▼

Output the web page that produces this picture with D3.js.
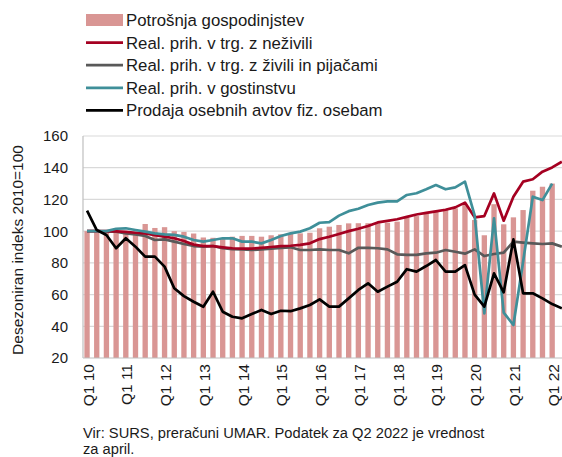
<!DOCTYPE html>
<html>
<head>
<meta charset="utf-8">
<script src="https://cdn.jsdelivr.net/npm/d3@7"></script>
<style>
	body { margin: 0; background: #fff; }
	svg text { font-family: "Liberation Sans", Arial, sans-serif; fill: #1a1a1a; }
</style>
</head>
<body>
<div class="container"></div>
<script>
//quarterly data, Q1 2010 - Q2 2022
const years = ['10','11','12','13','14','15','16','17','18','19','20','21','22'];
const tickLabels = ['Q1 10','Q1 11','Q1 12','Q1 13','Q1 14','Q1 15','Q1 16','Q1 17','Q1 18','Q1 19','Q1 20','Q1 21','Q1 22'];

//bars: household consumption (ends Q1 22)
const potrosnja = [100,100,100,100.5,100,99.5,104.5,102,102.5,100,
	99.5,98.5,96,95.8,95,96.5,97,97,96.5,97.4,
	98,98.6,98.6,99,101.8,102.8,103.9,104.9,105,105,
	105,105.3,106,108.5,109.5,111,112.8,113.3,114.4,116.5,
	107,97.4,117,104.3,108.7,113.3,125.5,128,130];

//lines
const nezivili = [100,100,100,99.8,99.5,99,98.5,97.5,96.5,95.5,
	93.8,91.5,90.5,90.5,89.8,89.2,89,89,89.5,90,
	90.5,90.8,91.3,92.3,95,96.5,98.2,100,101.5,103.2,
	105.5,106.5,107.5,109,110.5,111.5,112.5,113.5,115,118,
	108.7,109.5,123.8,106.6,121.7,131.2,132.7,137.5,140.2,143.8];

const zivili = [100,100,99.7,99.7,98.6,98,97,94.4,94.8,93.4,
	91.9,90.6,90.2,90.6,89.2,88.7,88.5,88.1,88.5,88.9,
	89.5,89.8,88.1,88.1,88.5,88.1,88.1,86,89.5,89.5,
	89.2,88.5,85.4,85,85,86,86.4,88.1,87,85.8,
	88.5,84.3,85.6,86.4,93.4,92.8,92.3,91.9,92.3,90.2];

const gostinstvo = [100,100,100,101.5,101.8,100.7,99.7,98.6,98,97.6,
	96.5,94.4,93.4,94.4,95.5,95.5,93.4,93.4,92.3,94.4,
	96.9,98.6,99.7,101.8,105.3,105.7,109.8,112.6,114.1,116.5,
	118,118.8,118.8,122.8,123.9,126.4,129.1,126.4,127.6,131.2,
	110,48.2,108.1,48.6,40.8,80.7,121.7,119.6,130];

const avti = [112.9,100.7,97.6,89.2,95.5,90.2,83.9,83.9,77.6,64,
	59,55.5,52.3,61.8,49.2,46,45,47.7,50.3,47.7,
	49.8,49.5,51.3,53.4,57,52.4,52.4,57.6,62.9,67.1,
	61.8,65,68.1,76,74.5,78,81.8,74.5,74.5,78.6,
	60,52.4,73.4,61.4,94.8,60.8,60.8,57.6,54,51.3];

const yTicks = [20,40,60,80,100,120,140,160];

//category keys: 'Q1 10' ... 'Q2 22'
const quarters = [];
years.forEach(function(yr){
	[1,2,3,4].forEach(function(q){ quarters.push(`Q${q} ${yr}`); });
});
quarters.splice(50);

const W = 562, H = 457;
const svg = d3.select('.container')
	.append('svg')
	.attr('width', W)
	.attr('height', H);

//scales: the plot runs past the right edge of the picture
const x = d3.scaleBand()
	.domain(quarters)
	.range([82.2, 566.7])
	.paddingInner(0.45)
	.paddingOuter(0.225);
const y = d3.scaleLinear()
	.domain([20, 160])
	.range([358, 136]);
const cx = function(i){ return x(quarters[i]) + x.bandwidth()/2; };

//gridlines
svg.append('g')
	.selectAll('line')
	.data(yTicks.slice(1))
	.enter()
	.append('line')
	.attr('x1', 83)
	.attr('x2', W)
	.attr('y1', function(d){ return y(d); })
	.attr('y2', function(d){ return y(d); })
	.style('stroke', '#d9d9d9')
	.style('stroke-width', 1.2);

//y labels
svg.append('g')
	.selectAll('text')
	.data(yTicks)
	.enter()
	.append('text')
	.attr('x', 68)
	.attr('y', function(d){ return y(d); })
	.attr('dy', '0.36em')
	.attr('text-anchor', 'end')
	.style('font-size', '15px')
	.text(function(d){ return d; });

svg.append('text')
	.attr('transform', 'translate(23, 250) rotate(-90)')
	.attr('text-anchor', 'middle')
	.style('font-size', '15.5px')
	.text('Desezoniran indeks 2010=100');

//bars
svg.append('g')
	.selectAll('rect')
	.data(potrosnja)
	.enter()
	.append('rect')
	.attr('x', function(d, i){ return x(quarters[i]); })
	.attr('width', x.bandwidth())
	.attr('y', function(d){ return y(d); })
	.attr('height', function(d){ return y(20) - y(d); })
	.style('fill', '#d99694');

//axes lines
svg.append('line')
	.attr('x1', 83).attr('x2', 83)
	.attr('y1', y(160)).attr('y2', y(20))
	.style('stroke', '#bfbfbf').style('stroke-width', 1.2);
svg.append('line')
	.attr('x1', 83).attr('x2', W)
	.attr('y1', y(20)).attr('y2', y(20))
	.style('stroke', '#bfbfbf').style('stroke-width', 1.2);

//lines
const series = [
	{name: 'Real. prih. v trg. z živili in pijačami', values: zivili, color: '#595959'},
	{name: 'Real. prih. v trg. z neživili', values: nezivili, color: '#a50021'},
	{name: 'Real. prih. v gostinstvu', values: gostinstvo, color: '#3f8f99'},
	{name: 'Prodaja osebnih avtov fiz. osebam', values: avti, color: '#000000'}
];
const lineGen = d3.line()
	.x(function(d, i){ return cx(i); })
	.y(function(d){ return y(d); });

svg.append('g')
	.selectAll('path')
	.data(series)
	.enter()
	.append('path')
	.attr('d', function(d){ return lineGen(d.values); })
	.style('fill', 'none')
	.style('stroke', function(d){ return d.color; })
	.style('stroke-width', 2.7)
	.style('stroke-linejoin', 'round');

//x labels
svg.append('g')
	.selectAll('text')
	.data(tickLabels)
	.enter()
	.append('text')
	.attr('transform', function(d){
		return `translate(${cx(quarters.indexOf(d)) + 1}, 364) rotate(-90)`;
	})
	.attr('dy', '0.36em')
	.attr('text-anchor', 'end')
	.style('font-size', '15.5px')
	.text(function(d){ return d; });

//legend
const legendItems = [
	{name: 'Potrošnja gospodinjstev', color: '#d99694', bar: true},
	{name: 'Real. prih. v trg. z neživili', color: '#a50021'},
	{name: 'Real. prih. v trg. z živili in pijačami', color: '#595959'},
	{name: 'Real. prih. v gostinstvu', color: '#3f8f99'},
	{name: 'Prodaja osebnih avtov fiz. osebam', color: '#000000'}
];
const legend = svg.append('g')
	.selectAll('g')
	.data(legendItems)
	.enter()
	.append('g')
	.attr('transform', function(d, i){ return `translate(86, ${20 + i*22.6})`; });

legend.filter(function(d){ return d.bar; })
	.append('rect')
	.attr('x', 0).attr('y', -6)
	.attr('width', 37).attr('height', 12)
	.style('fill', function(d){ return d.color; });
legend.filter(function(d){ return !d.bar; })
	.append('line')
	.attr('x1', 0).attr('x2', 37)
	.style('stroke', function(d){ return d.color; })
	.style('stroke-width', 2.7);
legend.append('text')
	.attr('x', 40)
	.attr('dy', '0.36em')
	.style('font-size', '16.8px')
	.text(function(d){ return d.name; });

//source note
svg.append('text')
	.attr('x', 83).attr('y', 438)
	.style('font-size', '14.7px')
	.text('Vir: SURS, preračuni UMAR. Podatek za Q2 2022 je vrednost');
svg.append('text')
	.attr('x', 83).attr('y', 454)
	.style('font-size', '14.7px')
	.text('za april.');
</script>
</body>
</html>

▲
▼

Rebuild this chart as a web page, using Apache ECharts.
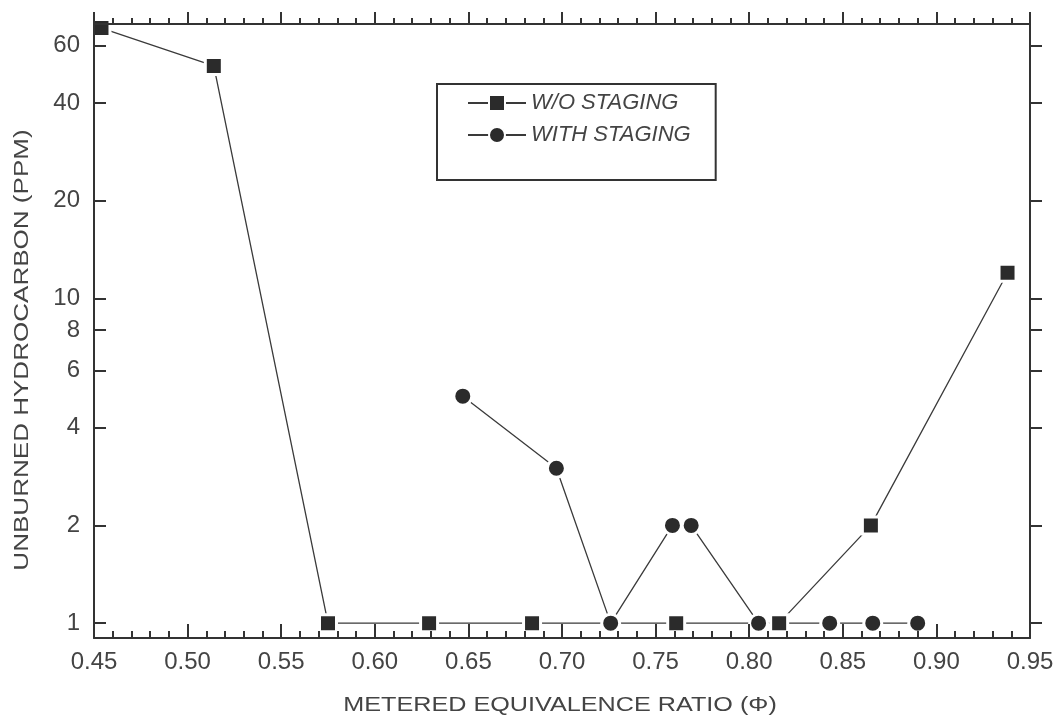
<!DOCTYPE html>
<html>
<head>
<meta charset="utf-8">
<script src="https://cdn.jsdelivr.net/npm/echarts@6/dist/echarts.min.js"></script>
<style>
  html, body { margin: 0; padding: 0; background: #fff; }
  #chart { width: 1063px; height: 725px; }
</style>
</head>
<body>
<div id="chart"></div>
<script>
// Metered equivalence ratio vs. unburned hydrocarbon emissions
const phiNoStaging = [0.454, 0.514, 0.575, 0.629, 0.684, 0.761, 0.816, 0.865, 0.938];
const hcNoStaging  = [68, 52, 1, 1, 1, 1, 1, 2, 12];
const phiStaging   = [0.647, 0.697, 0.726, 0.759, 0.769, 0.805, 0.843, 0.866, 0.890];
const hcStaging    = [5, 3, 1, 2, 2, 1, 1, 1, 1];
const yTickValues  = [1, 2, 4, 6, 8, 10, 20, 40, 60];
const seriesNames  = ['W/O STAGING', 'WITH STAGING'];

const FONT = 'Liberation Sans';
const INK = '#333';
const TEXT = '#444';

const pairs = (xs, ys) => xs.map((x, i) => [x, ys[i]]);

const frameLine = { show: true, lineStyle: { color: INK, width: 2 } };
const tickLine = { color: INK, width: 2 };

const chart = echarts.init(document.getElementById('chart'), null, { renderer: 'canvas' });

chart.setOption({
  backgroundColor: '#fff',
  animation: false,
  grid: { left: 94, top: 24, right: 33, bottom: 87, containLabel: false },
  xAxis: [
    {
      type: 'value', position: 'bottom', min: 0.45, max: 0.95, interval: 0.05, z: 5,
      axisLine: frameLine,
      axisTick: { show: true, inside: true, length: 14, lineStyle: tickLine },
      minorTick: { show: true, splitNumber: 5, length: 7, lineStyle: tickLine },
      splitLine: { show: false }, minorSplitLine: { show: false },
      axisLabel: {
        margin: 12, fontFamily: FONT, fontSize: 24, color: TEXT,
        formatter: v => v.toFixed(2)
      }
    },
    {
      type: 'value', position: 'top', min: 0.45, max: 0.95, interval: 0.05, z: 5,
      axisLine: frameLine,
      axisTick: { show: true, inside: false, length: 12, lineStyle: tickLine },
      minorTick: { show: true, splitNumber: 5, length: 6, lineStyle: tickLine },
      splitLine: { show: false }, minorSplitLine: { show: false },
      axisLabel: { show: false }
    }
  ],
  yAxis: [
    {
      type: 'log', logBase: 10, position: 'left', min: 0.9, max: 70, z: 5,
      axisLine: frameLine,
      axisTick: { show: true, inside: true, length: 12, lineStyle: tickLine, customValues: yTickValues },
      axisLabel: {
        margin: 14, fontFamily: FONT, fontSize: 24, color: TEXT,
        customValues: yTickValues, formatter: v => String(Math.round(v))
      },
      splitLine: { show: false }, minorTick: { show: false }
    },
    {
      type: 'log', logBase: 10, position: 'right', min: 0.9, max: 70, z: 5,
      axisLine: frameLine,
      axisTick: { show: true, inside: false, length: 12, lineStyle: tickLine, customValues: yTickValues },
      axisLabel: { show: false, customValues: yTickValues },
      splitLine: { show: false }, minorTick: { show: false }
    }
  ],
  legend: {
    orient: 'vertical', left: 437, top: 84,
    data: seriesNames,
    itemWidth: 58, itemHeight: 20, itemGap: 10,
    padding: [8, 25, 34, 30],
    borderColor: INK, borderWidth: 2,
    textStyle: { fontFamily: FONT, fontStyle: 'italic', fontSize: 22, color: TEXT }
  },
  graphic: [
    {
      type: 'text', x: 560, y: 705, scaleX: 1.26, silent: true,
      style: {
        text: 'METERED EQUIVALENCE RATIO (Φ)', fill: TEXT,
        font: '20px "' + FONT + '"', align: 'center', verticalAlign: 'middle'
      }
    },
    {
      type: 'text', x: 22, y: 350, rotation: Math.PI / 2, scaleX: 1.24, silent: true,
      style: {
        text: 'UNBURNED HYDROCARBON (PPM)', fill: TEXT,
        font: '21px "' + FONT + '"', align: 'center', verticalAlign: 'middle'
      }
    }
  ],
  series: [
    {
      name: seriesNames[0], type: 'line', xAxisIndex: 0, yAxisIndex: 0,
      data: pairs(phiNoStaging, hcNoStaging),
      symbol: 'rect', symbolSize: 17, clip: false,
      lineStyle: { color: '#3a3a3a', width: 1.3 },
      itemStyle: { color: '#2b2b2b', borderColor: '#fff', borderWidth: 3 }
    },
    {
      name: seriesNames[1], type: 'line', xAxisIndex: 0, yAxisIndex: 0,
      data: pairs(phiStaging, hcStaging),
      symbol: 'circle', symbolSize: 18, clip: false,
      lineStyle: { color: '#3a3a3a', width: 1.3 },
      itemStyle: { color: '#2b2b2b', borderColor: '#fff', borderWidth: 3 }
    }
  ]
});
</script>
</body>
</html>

▲

#### [What is being asked]
Nothing but the lines from the one with "Rebuild this chart" down to the one with "const pairs = (xs, ys)" should be printed, both of them included. Leave out the pictures.

#### [The completed task]
Rebuild this chart as a web page, using Apache ECharts.
<!DOCTYPE html>
<html>
<head>
<meta charset="utf-8">
<script src="https://cdn.jsdelivr.net/npm/echarts@6/dist/echarts.min.js"></script>
<style>
  html, body { margin: 0; padding: 0; background: #fff; }
  #chart { width: 1063px; height: 725px; }
</style>
</head>
<body>
<div id="chart"></div>
<script>
// Metered equivalence ratio vs. unburned hydrocarbon emissions
const phiNoStaging = [0.454, 0.514, 0.575, 0.629, 0.684, 0.761, 0.816, 0.865, 0.938];
const hcNoStaging  = [68, 52, 1, 1, 1, 1, 1, 2, 12];
const phiStaging   = [0.647, 0.697, 0.726, 0.759, 0.769, 0.805, 0.843, 0.866, 0.890];
const hcStaging    = [5, 3, 1, 2, 2, 1, 1, 1, 1];
const yTickValues  = [1, 2, 4, 6, 8, 10, 20, 40, 60];
const seriesNames  = ['W/O STAGING', 'WITH STAGING'];

const FONT = 'Liberation Sans';
const INK = '#333';
const TEXT = '#444';

const pairs = (xs, ys) => xs.map((x, i) => [x, ys[i]]);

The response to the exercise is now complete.